TASK
Print nothing but the lines from the start of the listing below through the line that contains "0.10, 0.15, 0.20]". Do not include the pictures.
★ ★ ★ ★ ★
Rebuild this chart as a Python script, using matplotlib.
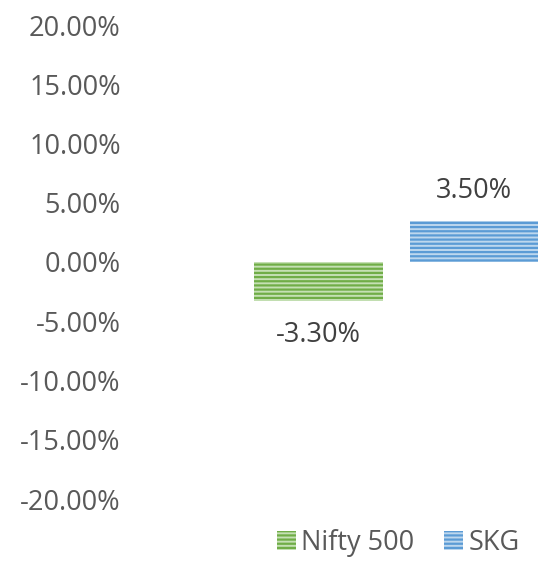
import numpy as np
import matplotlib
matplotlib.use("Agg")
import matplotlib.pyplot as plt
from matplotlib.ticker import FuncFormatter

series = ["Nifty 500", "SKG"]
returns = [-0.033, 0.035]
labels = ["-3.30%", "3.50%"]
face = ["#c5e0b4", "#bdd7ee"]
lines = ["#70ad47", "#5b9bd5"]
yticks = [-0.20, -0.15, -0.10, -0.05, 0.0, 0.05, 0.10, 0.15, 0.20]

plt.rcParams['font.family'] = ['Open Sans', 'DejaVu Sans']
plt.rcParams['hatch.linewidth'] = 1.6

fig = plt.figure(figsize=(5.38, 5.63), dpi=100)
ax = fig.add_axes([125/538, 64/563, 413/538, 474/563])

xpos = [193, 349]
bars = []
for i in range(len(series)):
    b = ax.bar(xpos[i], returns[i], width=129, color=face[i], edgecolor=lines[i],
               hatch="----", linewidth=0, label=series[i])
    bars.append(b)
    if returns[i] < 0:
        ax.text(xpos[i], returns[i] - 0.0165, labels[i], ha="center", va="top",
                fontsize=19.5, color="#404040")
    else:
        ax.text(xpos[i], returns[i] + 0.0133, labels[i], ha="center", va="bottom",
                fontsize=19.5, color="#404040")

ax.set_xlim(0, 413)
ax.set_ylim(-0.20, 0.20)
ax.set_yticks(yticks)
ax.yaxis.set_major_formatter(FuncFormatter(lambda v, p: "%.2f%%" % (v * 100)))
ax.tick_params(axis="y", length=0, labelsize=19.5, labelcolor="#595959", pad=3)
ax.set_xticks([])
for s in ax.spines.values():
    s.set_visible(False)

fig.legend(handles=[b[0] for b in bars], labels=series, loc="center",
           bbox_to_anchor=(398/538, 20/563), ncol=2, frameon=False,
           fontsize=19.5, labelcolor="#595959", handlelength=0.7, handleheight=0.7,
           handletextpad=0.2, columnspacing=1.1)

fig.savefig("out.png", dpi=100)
★ ★ ★ ★ ★
THE COMPLETED TASK
Rebuild this chart as a Python script, using matplotlib.
import numpy as np
import matplotlib
matplotlib.use("Agg")
import matplotlib.pyplot as plt
from matplotlib.ticker import FuncFormatter

series = ["Nifty 500", "SKG"]
returns = [-0.033, 0.035]
labels = ["-3.30%", "3.50%"]
face = ["#c5e0b4", "#bdd7ee"]
lines = ["#70ad47", "#5b9bd5"]
yticks = [-0.20, -0.15, -0.10, -0.05, 0.0, 0.05, 0.10, 0.15, 0.20]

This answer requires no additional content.